De retour au Portugal lundi pour un nouvel examen de son plan de redressement financier, les représentants de la "troïka" UE-BCE-FMI trouveront une économie ravagée par l'austérité et une population remontée contre un gouvernement qui peine à atteindre ses objectifs.
La septième évaluation trimestrielle à la mise en oeuvre du programme de rigueur et de réformes négocié avec Lisbonne en mai 2011, en échange d'un prêt de 78 milliards d'euros, s'étendra sur les "prochaines semaines", selon le gouvernement.
Si l'inspection se termine par un satisfecit, comme toutes celles qui l'ont précédée, les experts de la Commission européenne, de la Banque centrale européenne et du Fonds monétaire international recommanderont le versement d'une nouvelle tranche d'aide de 2 milliards d'euros.

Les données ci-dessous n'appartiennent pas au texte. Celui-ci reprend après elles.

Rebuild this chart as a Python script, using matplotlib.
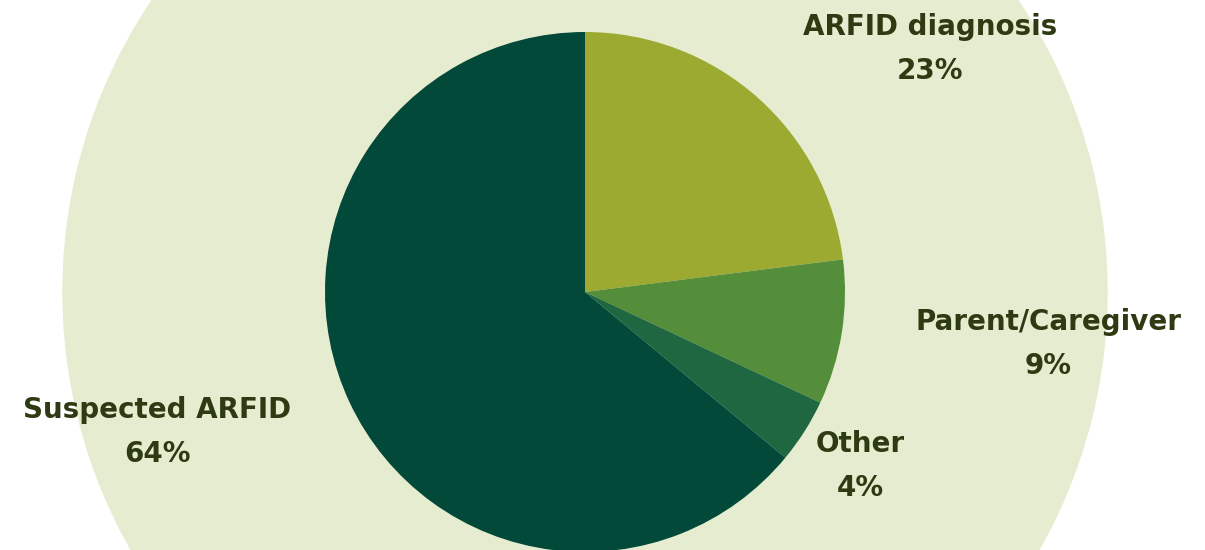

Mais cette mission s'annonce tout sauf routinière car le gouvernement de centre-droit a d'ores et déjà fait savoir qu'il attendait de ses bailleurs de fonds un nouvel assouplissement de ses objectifs budgétaires, déjà revus en septembre dernier.
Le ministre des Finances Vitor Gaspar a créé la surprise en affirmant la semaine dernière qu'il était "raisonnable" d'espérer que la Commission européenne propose "un prolongement d'un an du délai accordé au Portugal pour corriger son déficit budgétaire excessif".
L'objectif de ramener le déficit public à 4,5% du PIB cette année, puis à 2,5% en 2014, serait désormais hors de portée en raison d'une récession plus profonde que prévu, a expliqué M. Gaspar après avoir reconnu que le PIB devrait se contracter d'environ 2% cette année, soit le double de ses précédentes estimations.
Avec une chute de l'activité économique de 1,6% en 2011 et de 3,2% en 2012, le Portugal connaît la plus grave récession depuis 1975 et le chômage a atteint un nouveau record historique, touchant près de 17% de la population active et 40% des jeunes de moins de 25 ans.
Vitor Gaspar a ainsi souhaité que cette visite de la "troïka" ouvre une "nouvelle phase" dans le programme de redressement financier qui donnera "la priorité à la relance des investissements".
Nouvelles coupes budgétaires
Bruxelles a confirmé la "mauvaise surprise" concernant la santé de l'économie portugaise et prévoit pour cette année un déficit à 4,9% pour une dette de 123,9% du PIB.
Toutefois, le Commissaire européen aux Affaires économiques Olli Rehn a jugé "prématuré" d'évoquer un assouplissement des objectifs budgétaires avant la fin de la mission.
A son crédit, Lisbonne rappellera certainement le succès obtenu en janvier avec son premier emprunt à moyen terme depuis sa demande d'aide, un pas jugé crucial pour que le pays regagne la confiance des marchés financiers, et donc son autonomie.
Le gouvernement et la "troïka" devront également plancher sur un dossier épineux pour la coalition emmenée par le Premier ministre Pedro Passos Coelho qui, après la hausse généralisée des impôts de cette année, s'est engagé à présenter un nouveau plan de réduction des dépenses publiques de 4 milliards d'euros.
La publication d'un rapport énumérant les recommandations du FMI dans le cadre de cette "réforme de l'Etat", qui passerait notamment par une réduction drastique du nombre de fonctionnaires, a davantage creusé le fossé qui sépare le gouvernement de l'opposition et des syndicats.
"Les Portugais ne peuvent pas continuer à faire autant de sacrifices et nous n'accepterons aucune nouvelle mesure d'austérité", a encore prévenu samedi le secrétaire général du Parti socialiste, Antonio José Seguro, durcissant le ton contre une politique qui a, selon lui, poussé le pays "au bord d'une rupture sociale".
Après avoir mobilisé des milliers de manifestants à travers le pays il y a tout juste une semaine, la CGTP, principale confédération syndicale portugaise, a annoncé son soutien aux défilés organisés samedi prochain par un mouvement de citoyens se disant sans parti.
Relayée sur les réseaux sociaux, la contestation est désormais quotidienne. Depuis qu'un groupe de protestataires a interrompu une intervention du Premier ministre au Parlement pour entonner la chanson "Grândola Vila Morena", cet hymne de la Révolution des Oeillets --qui a renversé la dictature et instauré la démocratie le 25 avril 1974-- résonne à chaque déplacement d'un membre du gouvernement.